=== Task instructions ===
Establish how many lines in the material include the string "with" and report it as a lone number.

----

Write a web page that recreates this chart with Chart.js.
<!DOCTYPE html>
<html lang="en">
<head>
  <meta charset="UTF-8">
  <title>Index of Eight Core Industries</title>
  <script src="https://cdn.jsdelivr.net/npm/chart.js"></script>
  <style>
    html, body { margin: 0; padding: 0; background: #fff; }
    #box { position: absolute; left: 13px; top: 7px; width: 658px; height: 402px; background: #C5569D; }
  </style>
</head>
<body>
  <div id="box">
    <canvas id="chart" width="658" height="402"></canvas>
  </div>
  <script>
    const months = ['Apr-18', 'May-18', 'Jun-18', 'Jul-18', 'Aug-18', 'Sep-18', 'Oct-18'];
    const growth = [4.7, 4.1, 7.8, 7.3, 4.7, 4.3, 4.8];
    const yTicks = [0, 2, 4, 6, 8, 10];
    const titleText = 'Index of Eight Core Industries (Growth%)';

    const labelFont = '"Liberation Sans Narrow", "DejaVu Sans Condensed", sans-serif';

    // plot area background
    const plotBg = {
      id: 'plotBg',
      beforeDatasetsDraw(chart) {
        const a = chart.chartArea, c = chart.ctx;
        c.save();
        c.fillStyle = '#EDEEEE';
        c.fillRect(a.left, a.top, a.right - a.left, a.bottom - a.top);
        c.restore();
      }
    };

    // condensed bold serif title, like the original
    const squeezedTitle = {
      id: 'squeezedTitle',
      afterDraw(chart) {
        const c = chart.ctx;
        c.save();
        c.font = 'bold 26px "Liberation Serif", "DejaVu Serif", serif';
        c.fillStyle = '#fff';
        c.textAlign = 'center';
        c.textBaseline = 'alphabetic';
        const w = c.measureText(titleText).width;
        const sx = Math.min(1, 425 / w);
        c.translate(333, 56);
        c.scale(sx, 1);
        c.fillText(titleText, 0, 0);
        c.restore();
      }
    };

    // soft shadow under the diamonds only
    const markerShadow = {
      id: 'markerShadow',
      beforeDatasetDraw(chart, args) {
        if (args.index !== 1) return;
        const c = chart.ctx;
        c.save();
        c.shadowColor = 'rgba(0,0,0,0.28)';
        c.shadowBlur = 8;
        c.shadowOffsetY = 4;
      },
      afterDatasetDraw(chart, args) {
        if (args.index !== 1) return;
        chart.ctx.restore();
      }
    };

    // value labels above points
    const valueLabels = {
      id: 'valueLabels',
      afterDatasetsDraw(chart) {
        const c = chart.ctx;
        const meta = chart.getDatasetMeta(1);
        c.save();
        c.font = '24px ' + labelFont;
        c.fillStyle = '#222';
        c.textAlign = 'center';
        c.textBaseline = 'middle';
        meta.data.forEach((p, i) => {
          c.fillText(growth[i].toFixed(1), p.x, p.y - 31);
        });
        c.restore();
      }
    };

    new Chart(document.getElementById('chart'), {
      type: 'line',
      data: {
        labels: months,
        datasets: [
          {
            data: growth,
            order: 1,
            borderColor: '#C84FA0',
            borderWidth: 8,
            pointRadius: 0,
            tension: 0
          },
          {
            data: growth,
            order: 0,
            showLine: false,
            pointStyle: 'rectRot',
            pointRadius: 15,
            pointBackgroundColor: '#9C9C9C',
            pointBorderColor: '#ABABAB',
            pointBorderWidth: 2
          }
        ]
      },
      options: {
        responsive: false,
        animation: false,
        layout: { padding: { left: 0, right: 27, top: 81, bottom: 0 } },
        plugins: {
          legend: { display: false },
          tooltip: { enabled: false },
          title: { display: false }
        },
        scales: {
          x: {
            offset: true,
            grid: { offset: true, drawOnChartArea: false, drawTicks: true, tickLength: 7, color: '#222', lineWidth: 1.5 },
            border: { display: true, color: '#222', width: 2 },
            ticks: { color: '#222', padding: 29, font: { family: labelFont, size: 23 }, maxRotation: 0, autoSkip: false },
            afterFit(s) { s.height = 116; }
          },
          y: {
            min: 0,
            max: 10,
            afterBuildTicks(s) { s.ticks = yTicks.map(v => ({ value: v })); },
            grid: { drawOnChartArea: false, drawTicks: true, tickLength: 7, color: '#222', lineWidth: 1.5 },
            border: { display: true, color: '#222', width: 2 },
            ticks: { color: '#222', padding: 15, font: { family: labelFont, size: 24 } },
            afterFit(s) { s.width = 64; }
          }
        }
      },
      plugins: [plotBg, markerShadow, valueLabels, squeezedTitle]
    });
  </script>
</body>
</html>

----

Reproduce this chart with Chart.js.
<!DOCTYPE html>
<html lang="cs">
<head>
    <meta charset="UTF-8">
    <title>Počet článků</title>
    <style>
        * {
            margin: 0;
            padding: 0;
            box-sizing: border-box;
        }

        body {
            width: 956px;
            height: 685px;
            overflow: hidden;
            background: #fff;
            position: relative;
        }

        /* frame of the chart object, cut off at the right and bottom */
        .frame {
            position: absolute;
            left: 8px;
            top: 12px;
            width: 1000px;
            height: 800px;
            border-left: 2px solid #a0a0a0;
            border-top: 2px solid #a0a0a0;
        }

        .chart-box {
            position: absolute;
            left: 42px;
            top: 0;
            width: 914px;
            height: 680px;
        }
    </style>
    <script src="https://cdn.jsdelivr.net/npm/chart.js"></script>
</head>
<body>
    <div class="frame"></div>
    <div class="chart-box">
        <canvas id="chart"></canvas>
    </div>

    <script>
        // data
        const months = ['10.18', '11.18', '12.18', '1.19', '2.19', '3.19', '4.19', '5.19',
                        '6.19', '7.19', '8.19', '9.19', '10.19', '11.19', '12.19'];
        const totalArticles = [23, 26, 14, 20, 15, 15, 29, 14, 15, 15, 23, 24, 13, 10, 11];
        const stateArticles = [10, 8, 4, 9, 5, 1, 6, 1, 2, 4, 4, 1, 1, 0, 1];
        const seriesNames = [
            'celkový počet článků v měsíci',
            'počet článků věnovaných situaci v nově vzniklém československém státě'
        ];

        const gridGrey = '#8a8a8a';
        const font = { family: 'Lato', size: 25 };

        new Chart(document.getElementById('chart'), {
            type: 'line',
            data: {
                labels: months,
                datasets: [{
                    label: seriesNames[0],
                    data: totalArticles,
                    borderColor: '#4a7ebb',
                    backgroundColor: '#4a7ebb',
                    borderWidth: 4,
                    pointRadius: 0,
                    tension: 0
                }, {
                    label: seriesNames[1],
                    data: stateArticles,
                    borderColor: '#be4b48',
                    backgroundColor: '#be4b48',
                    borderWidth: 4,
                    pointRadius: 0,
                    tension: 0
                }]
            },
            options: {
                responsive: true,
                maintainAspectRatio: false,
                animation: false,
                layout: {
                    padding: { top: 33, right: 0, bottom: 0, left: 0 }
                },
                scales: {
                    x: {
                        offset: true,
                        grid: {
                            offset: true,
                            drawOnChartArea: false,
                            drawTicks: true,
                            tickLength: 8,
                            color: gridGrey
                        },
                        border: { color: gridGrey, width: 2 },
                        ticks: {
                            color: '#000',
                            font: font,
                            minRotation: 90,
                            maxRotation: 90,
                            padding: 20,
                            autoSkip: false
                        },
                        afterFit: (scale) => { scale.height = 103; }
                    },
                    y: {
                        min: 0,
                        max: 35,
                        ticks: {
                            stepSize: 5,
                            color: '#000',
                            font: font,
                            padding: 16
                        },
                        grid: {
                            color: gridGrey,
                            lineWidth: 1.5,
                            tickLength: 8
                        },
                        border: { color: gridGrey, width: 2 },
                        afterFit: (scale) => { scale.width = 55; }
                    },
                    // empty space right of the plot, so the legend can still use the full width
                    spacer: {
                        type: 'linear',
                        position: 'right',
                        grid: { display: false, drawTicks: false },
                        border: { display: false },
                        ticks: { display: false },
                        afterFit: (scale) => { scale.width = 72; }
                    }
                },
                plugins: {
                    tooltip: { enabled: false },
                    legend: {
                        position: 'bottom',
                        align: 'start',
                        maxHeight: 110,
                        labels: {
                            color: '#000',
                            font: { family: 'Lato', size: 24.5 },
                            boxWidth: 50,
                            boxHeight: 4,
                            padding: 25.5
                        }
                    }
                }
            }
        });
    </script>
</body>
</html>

----

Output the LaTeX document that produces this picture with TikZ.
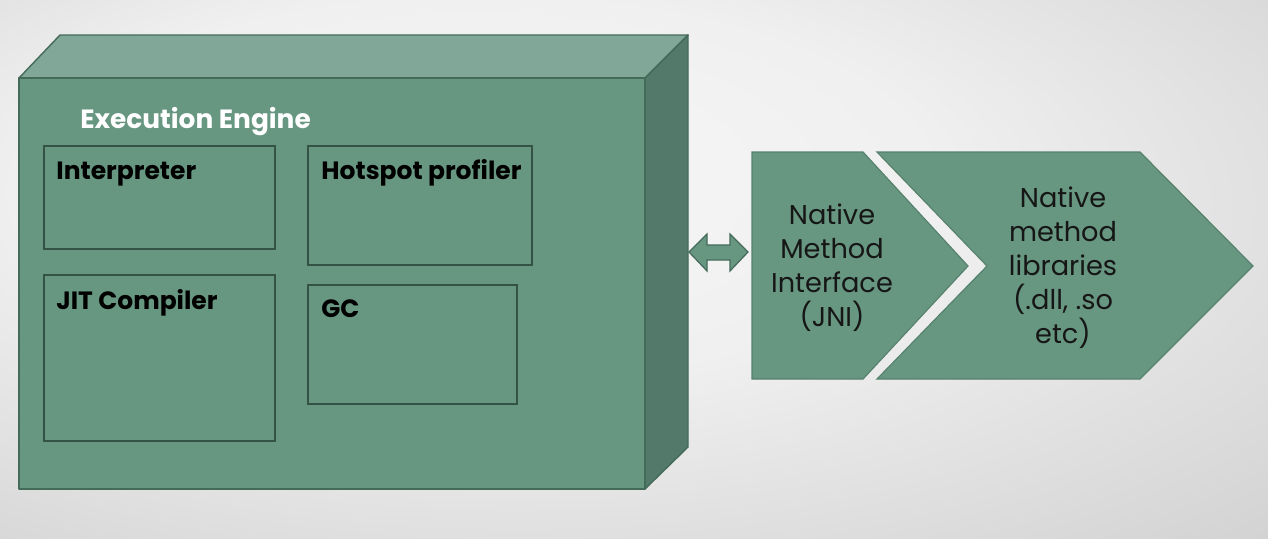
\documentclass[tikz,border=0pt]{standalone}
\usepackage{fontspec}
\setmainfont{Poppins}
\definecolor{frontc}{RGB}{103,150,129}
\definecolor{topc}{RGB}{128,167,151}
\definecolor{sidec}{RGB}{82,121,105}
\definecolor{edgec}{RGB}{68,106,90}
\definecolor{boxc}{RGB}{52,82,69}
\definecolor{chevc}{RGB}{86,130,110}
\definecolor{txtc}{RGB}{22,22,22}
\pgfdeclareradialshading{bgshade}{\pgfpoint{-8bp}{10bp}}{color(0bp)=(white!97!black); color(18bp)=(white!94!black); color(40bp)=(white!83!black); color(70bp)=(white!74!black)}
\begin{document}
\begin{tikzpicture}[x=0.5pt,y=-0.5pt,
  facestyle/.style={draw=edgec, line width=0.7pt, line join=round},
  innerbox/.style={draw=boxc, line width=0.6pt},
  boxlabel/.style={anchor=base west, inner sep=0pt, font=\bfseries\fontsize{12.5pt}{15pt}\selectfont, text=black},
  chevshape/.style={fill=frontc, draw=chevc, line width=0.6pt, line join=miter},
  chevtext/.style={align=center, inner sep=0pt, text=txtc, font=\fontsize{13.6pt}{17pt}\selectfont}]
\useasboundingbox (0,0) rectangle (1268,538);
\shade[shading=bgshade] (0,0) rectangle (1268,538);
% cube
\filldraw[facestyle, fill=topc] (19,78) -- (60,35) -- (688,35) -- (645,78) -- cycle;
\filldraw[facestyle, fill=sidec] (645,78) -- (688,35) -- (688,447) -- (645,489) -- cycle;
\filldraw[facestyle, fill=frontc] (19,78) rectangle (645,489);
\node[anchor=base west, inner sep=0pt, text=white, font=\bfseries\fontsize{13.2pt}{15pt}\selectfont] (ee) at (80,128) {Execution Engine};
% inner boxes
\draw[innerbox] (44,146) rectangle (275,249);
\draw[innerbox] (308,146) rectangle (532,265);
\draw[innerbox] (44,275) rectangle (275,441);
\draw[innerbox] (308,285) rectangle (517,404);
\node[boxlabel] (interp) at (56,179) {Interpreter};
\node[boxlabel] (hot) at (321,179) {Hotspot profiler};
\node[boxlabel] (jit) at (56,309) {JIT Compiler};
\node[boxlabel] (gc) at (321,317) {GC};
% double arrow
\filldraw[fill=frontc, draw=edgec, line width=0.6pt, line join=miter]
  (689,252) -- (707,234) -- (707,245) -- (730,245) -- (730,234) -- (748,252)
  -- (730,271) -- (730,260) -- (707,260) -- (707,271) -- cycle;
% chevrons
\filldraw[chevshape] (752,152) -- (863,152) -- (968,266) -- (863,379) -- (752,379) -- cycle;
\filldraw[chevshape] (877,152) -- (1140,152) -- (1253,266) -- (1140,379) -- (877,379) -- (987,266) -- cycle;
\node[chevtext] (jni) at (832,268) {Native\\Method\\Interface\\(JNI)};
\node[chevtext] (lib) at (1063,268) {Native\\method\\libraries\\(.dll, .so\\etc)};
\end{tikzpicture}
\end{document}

----

=== Answer for this exercise ===
3